Code that draws figures:
(begin)

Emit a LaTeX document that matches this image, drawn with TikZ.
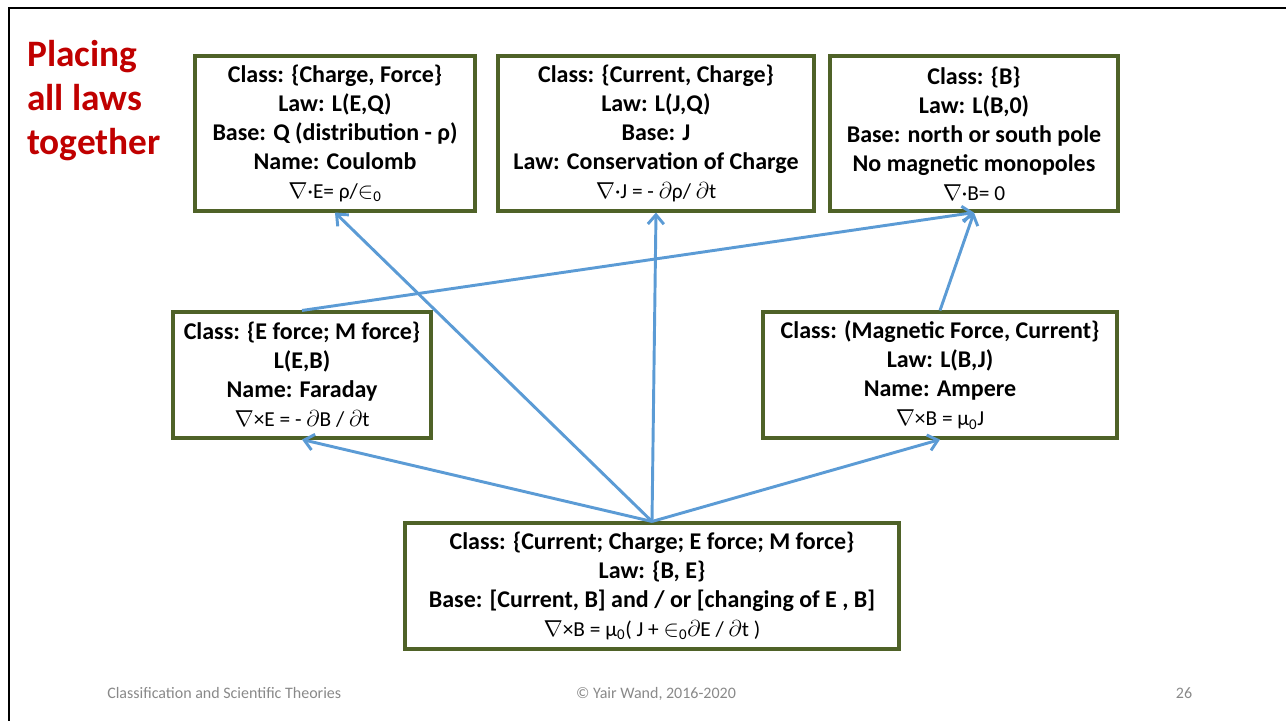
\documentclass[tikz,border=0pt]{standalone}
\usepackage{fontspec}
\setmainfont{Carlito}
\usetikzlibrary{arrows.meta}

\definecolor{lawgreen}{RGB}{79,98,40}
\definecolor{linkblue}{RGB}{91,155,213}
\definecolor{titlered}{RGB}{192,0,0}
\definecolor{footgray}{RGB}{137,137,137}

% formula line under each law
\newcommand{\eqline}{\mdseries\fontsize{16}{21.75}\selectfont}

\tikzset{
	law/.style={draw=lawgreen,line width=2.3pt,fill=white,align=center,inner sep=0pt,font=\fontsize{18}{21.75}\selectfont\bfseries},
	link/.style={color=linkblue,line width=2.2pt},
	footer/.style={text=footgray,inner sep=0pt,font=\fontsize{12}{14}\selectfont}
}

\begin{document}
\begin{tikzpicture}[x=0.75pt,y=-0.75pt,>={Straight Barb[length=7pt,width=12pt]}]
	\useasboundingbox (0,0) rectangle (1286,721);
	% slide frame
	\draw[line width=2.2pt] (1286,8) -- (9,8) -- (9,721);

	\node (title) at (27,40) [anchor=north west,inner sep=0pt,align=left,text=titlered,font=\fontsize{28}{33}\selectfont\bfseries] {Placing\\all laws\\together};

	\node (coulomb) at (335,133.5) [law,minimum width=210pt,minimum height=116.25pt] {Class: \{Charge, Force\}\\Law: L(E,Q)\\Base: Q (distribution - ρ)\\Name: Coulomb\\{\eqline $\nabla$·E= ρ/$\in$\textsubscript{0}}};
	\node (charge) at (656,133.5) [law,minimum width=237pt,minimum height=116.25pt] {Class: \{Current, Charge\}\\Law: L(J,Q)\\Base: J\\Law: Conservation of Charge\\{\eqline $\nabla$·J = - $\partial$ρ/ $\partial$t}};
	\node (monopole) at (974,133.5) [law,minimum width=216pt,minimum height=116.25pt] {Class: \{B\}\\Law: L(B,0)\\Base: north or south pole\\No magnetic monopoles\\{\eqline $\nabla$·B= 0}};

	\node (faraday) at (302,375) [law,minimum width=193.5pt,minimum height=94.5pt] {Class: \{E force; M force\}\\L(E,B)\\Name: Faraday\\{\eqline $\nabla$×E = - $\partial$B / $\partial$t}};
	\node (ampere) at (940,375) [law,minimum width=265.5pt,minimum height=94.5pt] {Class: (Magnetic Force, Current\}\\Law: L(B,J)\\Name: Ampere\\{\eqline $\nabla$×B = μ\textsubscript{0}J}};

	\node (maxwell) at (652,586) [law,minimum width=370.5pt,minimum height=94.5pt] {Class: \{Current; Charge; E force; M force\}\\Law: \{B, E\}\\Base: [Current, B] and / or [changing of E , B]\\{\eqline $\nabla$×B = μ\textsubscript{0}( J + $\in$\textsubscript{0}$\partial$E / $\partial$t )}};

	\path[link,->] (maxwell.north) edge (coulomb.south);
	\path[link,->] (maxwell.north) edge (charge.south);
	\path[link,->] (maxwell.north) edge (faraday.south);
	\path[link,->] (maxwell.north) edge (ampere.south);
	\path[link,->] (faraday.north) edge (monopole.south);
	\path[link,->] (ampere.north) edge (monopole.south);

	\node (course) at (107,698) [footer,anchor=base west] {Classification and Scientific Theories};
	\node (author) at (656,698) [footer,anchor=base] {© Yair Wand, 2016-2020};
	\node (page) at (1184,698) [footer,anchor=base] {26};
\end{tikzpicture}
\end{document}
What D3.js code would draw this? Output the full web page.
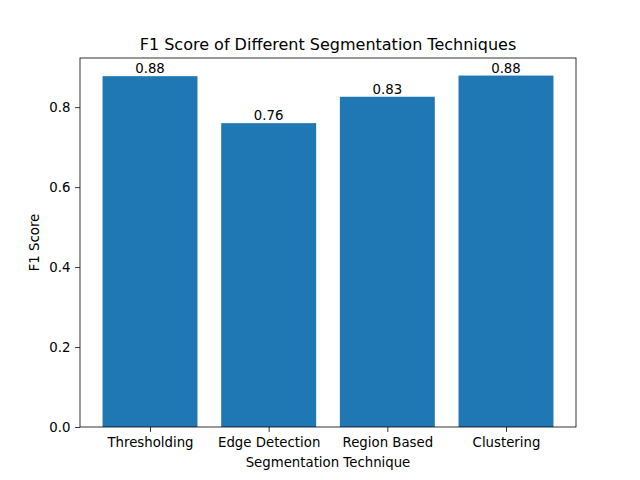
<!DOCTYPE html>
<html>
<head>
<meta charset="utf-8">
<script src="https://cdn.jsdelivr.net/npm/d3@7"></script>
<style>
  body { margin: 0; background: #fff; }
  text { font-family: "DejaVu Sans", sans-serif; fill: #000; }
</style>
</head>
<body>
<svg id="chart"></svg>
<script>
let techniques = ['Thresholding', 'Edge Detection', 'Region Based', 'Clustering']
let f1Scores = [0.8775, 0.76, 0.826, 0.879]
let yTicks = [0.0, 0.2, 0.4, 0.6, 0.8]

let width = 640
let height = 480
let margin = { top: 58, right: 64, bottom: 53, left: 80 }
let w = width - margin.left - margin.right
let h = height - margin.top - margin.bottom

let svg = d3.select('#chart')
  .attr('width', width)
  .attr('height', height)

let g = svg.append('g')
  .attr('transform', 'translate(' + margin.left + ',' + margin.top + ')')

// matplotlib style: bar width 0.8, 5% margins on x
let barW = 0.8
let lo = -barW / 2
let hi = techniques.length - 1 + barW / 2
let pad = (hi - lo) * 0.05
let x = d3.scaleLinear().domain([lo - pad, hi + pad]).range([0, w])
let y = d3.scaleLinear().domain([0, d3.max(f1Scores) * 1.05]).range([h, 0])

g.selectAll('rect.bar')
  .data(f1Scores)
  .enter().append('rect')
  .attr('class', 'bar')
  .attr('x', (d, i) => x(i - barW / 2))
  .attr('width', (d, i) => x(i + barW / 2) - x(i - barW / 2))
  .attr('y', d => y(d))
  .attr('height', d => h - y(d))
  .attr('fill', '#1f77b4')

g.selectAll('text.val')
  .data(f1Scores)
  .enter().append('text')
  .attr('class', 'val')
  .attr('x', (d, i) => x(i))
  .attr('y', d => y(d) - 3)
  .attr('text-anchor', 'middle')
  .style('font-size', '13.3px')
  .text(d => d.toFixed(2))

let xAxis = d3.axisBottom(x)
  .tickValues(d3.range(techniques.length))
  .tickFormat(i => techniques[i])
  .tickSizeOuter(0)
  .tickSize(4.9)
  .tickPadding(6)
let yAxis = d3.axisLeft(y)
  .tickValues(yTicks)
  .tickFormat(d3.format('.1f'))
  .tickSizeOuter(0)
  .tickSize(4.9)
  .tickPadding(4.7)

let gx = g.append('g').attr('transform', 'translate(0,' + h + ')').call(xAxis)
let gy = g.append('g').call(yAxis)
;[gx, gy].forEach(a => {
  a.select('.domain').remove()
  a.selectAll('.tick line').attr('stroke', '#000').attr('stroke-width', 0.8)
  a.selectAll('.tick text').style('font-size', '13.3px').attr('fill', '#000')
})

// axes frame
g.append('rect')
  .attr('width', w)
  .attr('height', h)
  .attr('fill', 'none')
  .attr('stroke', '#000')
  .attr('stroke-width', 0.8)

svg.append('text')
  .attr('x', margin.left + w / 2)
  .attr('y', margin.top - 8)
  .attr('text-anchor', 'middle')
  .style('font-size', '16px')
  .text('F1 Score of Different Segmentation Techniques')

svg.append('text')
  .attr('x', margin.left + w / 2)
  .attr('y', height - 13)
  .attr('text-anchor', 'middle')
  .style('font-size', '13.3px')
  .text('Segmentation Technique')

svg.append('text')
  .attr('transform', 'translate(39,' + (margin.top + h / 2) + ') rotate(-90)')
  .attr('text-anchor', 'middle')
  .style('font-size', '13.3px')
  .text('F1 Score')
</script>
</body>
</html>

(end)

Reproduce every line of the material precisely, omitting its pictures.

Emit a LaTeX document that matches this image, drawn with TikZ.
\documentclass[tikz,border=0pt]{standalone}
\usepackage{fontspec}
\setmainfont{Carlito}
\usetikzlibrary{arrows.meta}

\definecolor{lawgreen}{RGB}{79,98,40}
\definecolor{linkblue}{RGB}{91,155,213}
\definecolor{titlered}{RGB}{192,0,0}
\definecolor{footgray}{RGB}{137,137,137}

% formula line under each law
\newcommand{\eqline}{\mdseries\fontsize{16}{21.75}\selectfont}

\tikzset{
	law/.style={draw=lawgreen,line width=2.3pt,fill=white,align=center,inner sep=0pt,font=\fontsize{18}{21.75}\selectfont\bfseries},
	link/.style={color=linkblue,line width=2.2pt},
	footer/.style={text=footgray,inner sep=0pt,font=\fontsize{12}{14}\selectfont}
}

\begin{document}
\begin{tikzpicture}[x=0.75pt,y=-0.75pt,>={Straight Barb[length=7pt,width=12pt]}]
	\useasboundingbox (0,0) rectangle (1286,721);
	% slide frame
	\draw[line width=2.2pt] (1286,8) -- (9,8) -- (9,721);

	\node (title) at (27,40) [anchor=north west,inner sep=0pt,align=left,text=titlered,font=\fontsize{28}{33}\selectfont\bfseries] {Placing\\all laws\\together};

	\node (coulomb) at (335,133.5) [law,minimum width=210pt,minimum height=116.25pt] {Class: \{Charge, Force\}\\Law: L(E,Q)\\Base: Q (distribution - ρ)\\Name: Coulomb\\{\eqline $\nabla$·E= ρ/$\in$\textsubscript{0}}};
	\node (charge) at (656,133.5) [law,minimum width=237pt,minimum height=116.25pt] {Class: \{Current, Charge\}\\Law: L(J,Q)\\Base: J\\Law: Conservation of Charge\\{\eqline $\nabla$·J = - $\partial$ρ/ $\partial$t}};
	\node (monopole) at (974,133.5) [law,minimum width=216pt,minimum height=116.25pt] {Class: \{B\}\\Law: L(B,0)\\Base: north or south pole\\No magnetic monopoles\\{\eqline $\nabla$·B= 0}};

	\node (faraday) at (302,375) [law,minimum width=193.5pt,minimum height=94.5pt] {Class: \{E force; M force\}\\L(E,B)\\Name: Faraday\\{\eqline $\nabla$×E = - $\partial$B / $\partial$t}};
	\node (ampere) at (940,375) [law,minimum width=265.5pt,minimum height=94.5pt] {Class: (Magnetic Force, Current\}\\Law: L(B,J)\\Name: Ampere\\{\eqline $\nabla$×B = μ\textsubscript{0}J}};

	\node (maxwell) at (652,586) [law,minimum width=370.5pt,minimum height=94.5pt] {Class: \{Current; Charge; E force; M force\}\\Law: \{B, E\}\\Base: [Current, B] and / or [changing of E , B]\\{\eqline $\nabla$×B = μ\textsubscript{0}( J + $\in$\textsubscript{0}$\partial$E / $\partial$t )}};

	\path[link,->] (maxwell.north) edge (coulomb.south);
	\path[link,->] (maxwell.north) edge (charge.south);
	\path[link,->] (maxwell.north) edge (faraday.south);
	\path[link,->] (maxwell.north) edge (ampere.south);
	\path[link,->] (faraday.north) edge (monopole.south);
	\path[link,->] (ampere.north) edge (monopole.south);

	\node (course) at (107,698) [footer,anchor=base west] {Classification and Scientific Theories};
	\node (author) at (656,698) [footer,anchor=base] {© Yair Wand, 2016-2020};
	\node (page) at (1184,698) [footer,anchor=base] {26};
\end{tikzpicture}
\end{document}
What D3.js code would draw this? Output the full web page.
<!DOCTYPE html>
<html>
<head>
<meta charset="utf-8">
<script src="https://cdn.jsdelivr.net/npm/d3@7"></script>
<style>
  body { margin: 0; background: #fff; }
  text { font-family: "DejaVu Sans", sans-serif; fill: #000; }
</style>
</head>
<body>
<svg id="chart"></svg>
<script>
let techniques = ['Thresholding', 'Edge Detection', 'Region Based', 'Clustering']
let f1Scores = [0.8775, 0.76, 0.826, 0.879]
let yTicks = [0.0, 0.2, 0.4, 0.6, 0.8]

let width = 640
let height = 480
let margin = { top: 58, right: 64, bottom: 53, left: 80 }
let w = width - margin.left - margin.right
let h = height - margin.top - margin.bottom

let svg = d3.select('#chart')
  .attr('width', width)
  .attr('height', height)

let g = svg.append('g')
  .attr('transform', 'translate(' + margin.left + ',' + margin.top + ')')

// matplotlib style: bar width 0.8, 5% margins on x
let barW = 0.8
let lo = -barW / 2
let hi = techniques.length - 1 + barW / 2
let pad = (hi - lo) * 0.05
let x = d3.scaleLinear().domain([lo - pad, hi + pad]).range([0, w])
let y = d3.scaleLinear().domain([0, d3.max(f1Scores) * 1.05]).range([h, 0])

g.selectAll('rect.bar')
  .data(f1Scores)
  .enter().append('rect')
  .attr('class', 'bar')
  .attr('x', (d, i) => x(i - barW / 2))
  .attr('width', (d, i) => x(i + barW / 2) - x(i - barW / 2))
  .attr('y', d => y(d))
  .attr('height', d => h - y(d))
  .attr('fill', '#1f77b4')

g.selectAll('text.val')
  .data(f1Scores)
  .enter().append('text')
  .attr('class', 'val')
  .attr('x', (d, i) => x(i))
  .attr('y', d => y(d) - 3)
  .attr('text-anchor', 'middle')
  .style('font-size', '13.3px')
  .text(d => d.toFixed(2))

let xAxis = d3.axisBottom(x)
  .tickValues(d3.range(techniques.length))
  .tickFormat(i => techniques[i])
  .tickSizeOuter(0)
  .tickSize(4.9)
  .tickPadding(6)
let yAxis = d3.axisLeft(y)
  .tickValues(yTicks)
  .tickFormat(d3.format('.1f'))
  .tickSizeOuter(0)
  .tickSize(4.9)
  .tickPadding(4.7)

let gx = g.append('g').attr('transform', 'translate(0,' + h + ')').call(xAxis)
let gy = g.append('g').call(yAxis)
;[gx, gy].forEach(a => {
  a.select('.domain').remove()
  a.selectAll('.tick line').attr('stroke', '#000').attr('stroke-width', 0.8)
  a.selectAll('.tick text').style('font-size', '13.3px').attr('fill', '#000')
})

// axes frame
g.append('rect')
  .attr('width', w)
  .attr('height', h)
  .attr('fill', 'none')
  .attr('stroke', '#000')
  .attr('stroke-width', 0.8)

svg.append('text')
  .attr('x', margin.left + w / 2)
  .attr('y', margin.top - 8)
  .attr('text-anchor', 'middle')
  .style('font-size', '16px')
  .text('F1 Score of Different Segmentation Techniques')

svg.append('text')
  .attr('x', margin.left + w / 2)
  .attr('y', height - 13)
  .attr('text-anchor', 'middle')
  .style('font-size', '13.3px')
  .text('Segmentation Technique')

svg.append('text')
  .attr('transform', 'translate(39,' + (margin.top + h / 2) + ') rotate(-90)')
  .attr('text-anchor', 'middle')
  .style('font-size', '13.3px')
  .text('F1 Score')
</script>
</body>
</html>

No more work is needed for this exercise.